Why US fund managers may be taking home less carry

Thought the campaign behind a carried interest tax hike died last year? Think again, writes Jenna Gottlieb.

Many industry players were sure the momentum for a carried interest tax increase died last year when a new Republican Congress took control. Not so. US President Barack Obama’s budget proposal puts a tax hike firmly back on the table.

Obama’s proposal directs Congress to require executives of private equity firms to pay ordinary income tax rates (as high as 35 percent) on the profits they receive as compensation. Carried interest currently qualifies for lower capital gains tax rates of 15 percent.

While the proposal appears to be a scaled-back version of what the Senate considered last year, as the president’s previous budget’s proposal on carried interest would have raised $24 billion in tax revenues over 10 years and this one would generate $14.8 billion over the same period, Obama should expect some push-back from House Republicans.

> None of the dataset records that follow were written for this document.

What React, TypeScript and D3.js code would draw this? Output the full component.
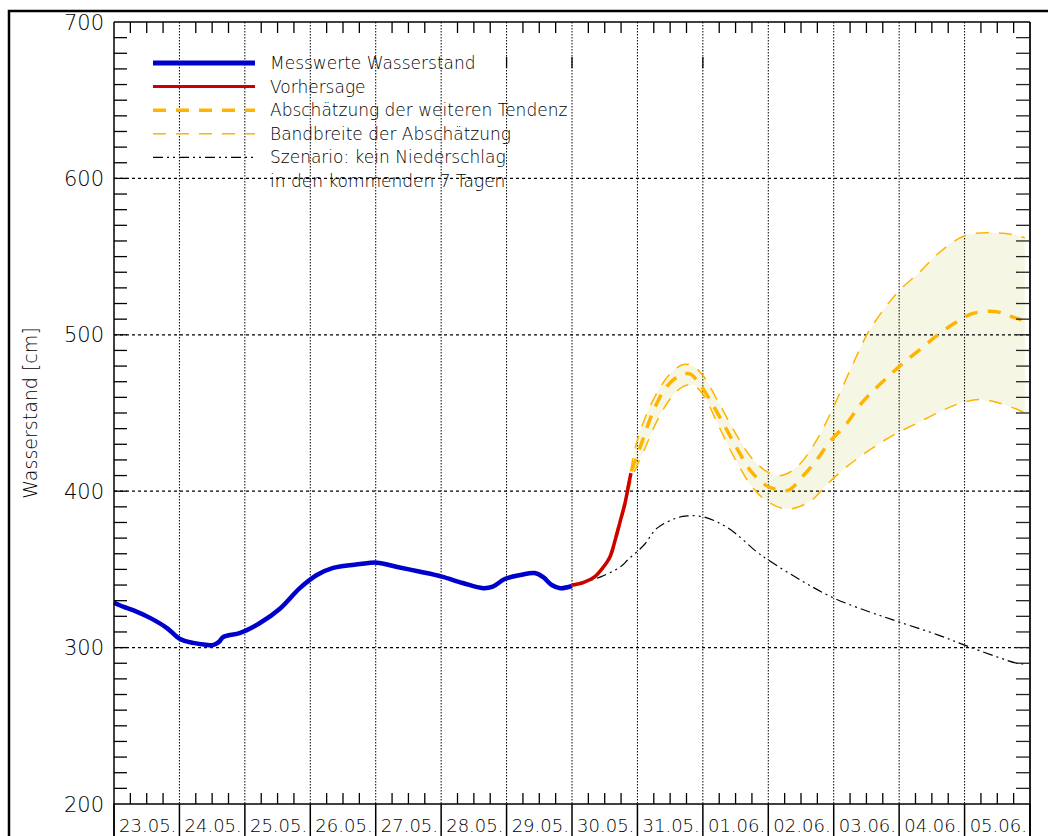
import React from "react";
import * as d3 from "d3";

// x values are days since 23.05. 00:00
const dayLabels = ["23.05.", "24.05.", "25.05.", "26.05.", "27.05.", "28.05.", "29.05.", "30.05.", "31.05.", "01.06.", "02.06.", "03.06.", "04.06.", "05.06."];
const yTicks = [200, 300, 400, 500, 600, 700];

const measured: [number, number][] = [
  [0, 328.7], [0.15, 326], [0.29, 324], [0.55, 319], [0.81, 312.5], [1.01, 305.5], [1.21, 303], [1.4, 301.8], [1.51, 301.6],
  [1.6, 303.5], [1.67, 306.8], [1.93, 309.4], [2.23, 315.7], [2.54, 325], [2.84, 338], [3.1, 346.4], [3.35, 351],
  [3.76, 353.4], [4.02, 354.3], [4.33, 351.5], [4.68, 348.5], [5.01, 345.4], [5.33, 341.3], [5.64, 338],
  [5.79, 339], [5.98, 344], [6.21, 346.4], [6.43, 347.7], [6.56, 345], [6.69, 340], [6.82, 338], [7.0, 339.4],
];

const forecast: [number, number][] = [
  [7.0, 340], [7.17, 341.5], [7.35, 345.4], [7.47, 351], [7.58, 358], [7.66, 368.8], [7.73, 379.7],
  [7.81, 392.3], [7.86, 402.9], [7.9, 411.6],
];

const tendency: [number, number][] = [
  [7.0, 340], [7.17, 341.5], [7.35, 345.4], [7.47, 351], [7.58, 358], [7.66, 368.8], [7.73, 379.7],
  [7.81, 392.3], [7.86, 402.9], [7.9, 411.6], [8.01, 424.4], [8.08, 432.7], [8.25, 452], [8.45, 467],
  [8.65, 474], [8.8, 475], [8.96, 468], [9.25, 448], [9.5, 429], [9.75, 412], [10.0, 403],
  [10.3, 400.5], [10.52, 409.3], [10.74, 420], [10.94, 431.7], [11.2, 443.4], [11.4, 455], [11.63, 465.3],
  [11.86, 474.3], [12.06, 481.9], [12.34, 491.3], [12.59, 499.9], [12.85, 507.5], [13.13, 513.7],
  [13.49, 514.8], [13.64, 512.7], [13.87, 509.5],
];

const bandUpper: [number, number][] = [
  [7.0, 340], [7.35, 345.4], [7.58, 358], [7.73, 379.7], [7.86, 402.9], [7.95, 425], [8.1, 445], [8.3, 463],
  [8.5, 475], [8.7, 481], [8.85, 480], [9.0, 474], [9.25, 456], [9.5, 437], [9.75, 421], [10.0, 412],
  [10.2, 410], [10.45, 416], [10.74, 432.7], [11.02, 456], [11.3, 482], [11.52, 501],
  [11.76, 516], [12.01, 528.6], [12.32, 540.3], [12.57, 551], [12.83, 559.5], [13.03, 563.8], [13.34, 565.3],
  [13.59, 564.9], [13.77, 563.8], [13.92, 562],
];

const bandLower: [number, number][] = [
  [7.0, 340], [7.35, 345.4], [7.58, 358], [7.73, 379.7], [7.86, 400], [7.95, 412], [8.1, 426], [8.3, 445],
  [8.5, 459], [8.7, 467], [8.85, 468], [9.0, 462], [9.25, 441], [9.5, 420], [9.75, 403], [10.0, 393],
  [10.3, 388.6], [10.63, 393.3], [10.89, 404], [11.14, 413.6], [11.4, 422],
  [11.66, 429.5], [11.96, 437], [12.27, 443.4], [12.62, 450.8], [12.93, 456.2], [13.24, 458.7],
  [13.54, 456.2], [13.8, 452.4], [13.92, 450.2],
];

const scenario: [number, number][] = [
  [7.0, 340], [7.2, 342], [7.45, 345.4], [7.75, 352], [7.85, 356], [8.1, 365.6], [8.3, 376.4], [8.6, 382.9],
  [8.76, 384.2], [9.0, 383.7], [9.25, 379.7], [9.5, 373], [9.8, 362], [10.0, 356], [10.5, 343], [11.0, 331.7],
  [11.55, 322.8], [12.0, 316.4], [12.6, 308], [13.0, 301.6], [13.5, 294], [13.8, 290], [13.95, 289.5],
];

const legendItems = [
  { label: "Messwerte Wasserstand", color: "#0000cc", width: 5, dash: "" },
  { label: "Vorhersage", color: "#cc0000", width: 3, dash: "" },
  { label: "Abschätzung der weiteren Tendenz", color: "#ffb400", width: 3.5, dash: "13,10" },
  { label: "Bandbreite der Abschätzung", color: "#ffb400", width: 1.5, dash: "13,10" },
  { label: "Szenario: kein Niederschlag", color: "#000", width: 1.2, dash: "10,4,2,4,2,4" },
];
const legendExtra = "in den kommenden 7 Tagen";

const W = 1048, H = 836;
const L = 114, R = 1030, T = 22, B = 804;
const font = "'DejaVu Sans', sans-serif";
const fw = 200;

export default function App() {
  const x = d3.scaleLinear().domain([0, 14]).range([L, R]);
  const y = d3.scaleLinear().domain([200, 700]).range([B, T]);
  const curve = d3.curveCatmullRom.alpha(0.5);
  const line = d3.line<[number, number]>().x(d => x(d[0])).y(d => y(d[1])).curve(curve);

  const bandXs = Array.from(new Set([...bandUpper.map(d => d[0]), ...bandLower.map(d => d[0])])).sort((a, b) => a - b);
  const interp = (arr: [number, number][], t: number) =>
    d3.scaleLinear().domain(arr.map(d => d[0])).range(arr.map(d => d[1]))(t);
  const bandData = bandXs.map(t => ({ t, u: interp(bandUpper, t), l: interp(bandLower, t) }));
  const area = d3.area<{ t: number; u: number; l: number }>().x(d => x(d.t)).y0(d => y(d.l)).y1(d => y(d.u)).curve(d3.curveMonotoneX);

  const days = d3.range(0, 15);
  const minorX: number[] = [];
  days.slice(0, 14).forEach(d => [0.25, 0.5, 0.75].forEach(f => minorX.push(d + f)));
  const minorY = d3.range(210, 700, 10);

  return (
    <svg width={W} height={H} style={{ position: "absolute", left: 0, top: 0, display: "block", background: "#fff" }}>
      <rect x={0} y={0} width={W} height={H} fill="#fff" />
      <rect x={9} y={11} width={W + 50} height={H + 50} fill="none" stroke="#000" strokeWidth={2.5} />

      <path d={area(bandData) || ""} fill="#f6f6e4" />

      {days.slice(1, 14).map(d => (
        <line key={"vg" + d} x1={x(d)} x2={x(d)} y1={T} y2={B} stroke="#000" strokeWidth={1} strokeDasharray="1.5,1.5" />
      ))}
      {[300, 400, 500, 600].map(v => (
        <line key={"hg" + v} x1={L} x2={R} y1={y(v)} y2={y(v)} stroke="#000" strokeWidth={1.3} strokeDasharray="3,3" />
      ))}

      <path d={line(bandUpper) || ""} fill="none" stroke="#ffb400" strokeWidth={1.5} strokeDasharray="13,10" />
      <path d={line(bandLower) || ""} fill="none" stroke="#ffb400" strokeWidth={1.5} strokeDasharray="13,10" />
      <path d={line(tendency) || ""} fill="none" stroke="#ffb400" strokeWidth={3.5} strokeDasharray="13,10" />
      <path d={line(scenario) || ""} fill="none" stroke="#000" strokeWidth={1.2} strokeDasharray="10,4,2,4,2,4" />
      <path d={line(measured) || ""} fill="none" stroke="#0000cc" strokeWidth={4.5} strokeLinejoin="round" />
      <path d={line(forecast) || ""} fill="none" stroke="#cc0000" strokeWidth={3.5} strokeLinejoin="round" />

      <line x1={L} x2={L} y1={T} y2={H} stroke="#000" strokeWidth={1.5} />
      <line x1={R} x2={R} y1={T} y2={H} stroke="#222" strokeWidth={2} />
      <line x1={L} x2={R} y1={T} y2={T} stroke="#000" strokeWidth={1.5} />
      <line x1={L} x2={R} y1={B} y2={B} stroke="#000" strokeWidth={1.5} />

      {minorY.map(v => (
        <g key={"yt" + v}>
          <line x1={L} x2={L + 13} y1={y(v)} y2={y(v)} stroke="#000" strokeWidth={1.3} />
          <line x1={R - 14} x2={R} y1={y(v)} y2={y(v)} stroke="#222" strokeWidth={1.3} />
        </g>
      ))}
      {minorX.map(t => (
        <g key={"xt" + t}>
          <line x1={x(t)} x2={x(t)} y1={T} y2={T + 11} stroke="#000" strokeWidth={1.3} />
          <line x1={x(t)} x2={x(t)} y1={B - 11} y2={B} stroke="#000" strokeWidth={1.3} />
        </g>
      ))}

      {yTicks.map(v => (
        <text key={"yl" + v} x={104} y={y(v) + 7.5} textAnchor="end" fontFamily={font} fontWeight={fw} fontSize={21} fill="#000">{v}</text>
      ))}
      <text transform={`translate(37,413) rotate(-90)`} textAnchor="middle" fontFamily={font} fontWeight={fw} fontSize={19} fill="#000">Wasserstand [cm]</text>

      {days.map(d => (
        <line key={"ds" + d} x1={x(d)} x2={x(d)} y1={B} y2={H} stroke="#000" strokeWidth={1.5} />
      ))}
      {dayLabels.map((lab, i) => (
        <text key={lab} x={(x(i) + x(i + 1)) / 2 + 1} y={832} textAnchor="middle" fontFamily={font} fontWeight={fw} fontSize={18} fill="#000">{lab}</text>
      ))}

      {legendItems.map((it, i) => {
        const ly = 63 + i * 23.6;
        return (
          <g key={it.label}>
            <line x1={153} x2={255} y1={ly} y2={ly} stroke={it.color} strokeWidth={it.width} strokeDasharray={it.dash} />
            <text x={270} y={ly + 6} fontFamily={font} fontWeight={fw} fontSize={17} fill="#000">{it.label}</text>
          </g>
        );
      })}
      <text x={270} y={63 + 5 * 23.6 + 6} fontFamily={font} fontWeight={fw} fontSize={17} fill="#000">{legendExtra}</text>
      {[6, 7, 9].map(d => (
        <line key={"lm" + d} x1={x(d)} x2={x(d)} y1={57} y2={68} stroke="#000" strokeWidth={1.3} />
      ))}
    </svg>
  );
}
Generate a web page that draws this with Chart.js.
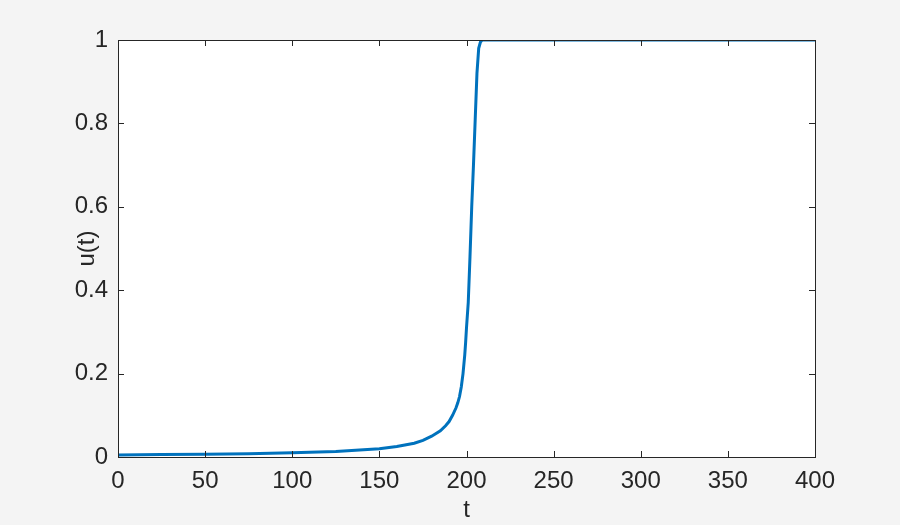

“Republicans are tired of this fight, but here they go again,” said a tax attorney based in New York. “A lot of people thought [Senator Max] Baucus’ failure last year would be the end of the [carried tax] discussion.”

In December, US Senator Max Baucus, a Democrat, dropped a provision in the contentious tax cut bill that would have more than doubled taxes on carried interest. The Senate bill would have prevented general partners from paying taxes entirely at the capital gains rate on carried interest. Under certain rules, up to 75 percent of carry could have been treated as ordinary income beginning this year.

Baucus’ effort ended in December and the private equity community declared victory, having for years fought against Baucus’ (and other Congress members’) various bills that have proposed the redesignation of carry tax. In 2007, when Congress’ interest in carry tax seemed to reach a pinnacle, one tax expert remarked that the issue was probably the most lobbied tax provision in more than 20 years.
 
But the renewed debate may be tougher to fight.“House Republicans want to address the deficit. And while carried interest would be a drop in the bucket [in terms of plugging deficit holes], Republicans can no longer blindly protect big business,” said a tax attorney. “Private equity is part of it, no doubt. Congressmen are going to pick their battles more carefully. So, Obama has a chance even with a Republican House.”

President Obama managed to reignite this debate in, of all places, a brief line item in his proposed budget, which means the industry will have to wait for specifics. But it looks like US GPs may have to accept the prospect of higher taxes on the horizon.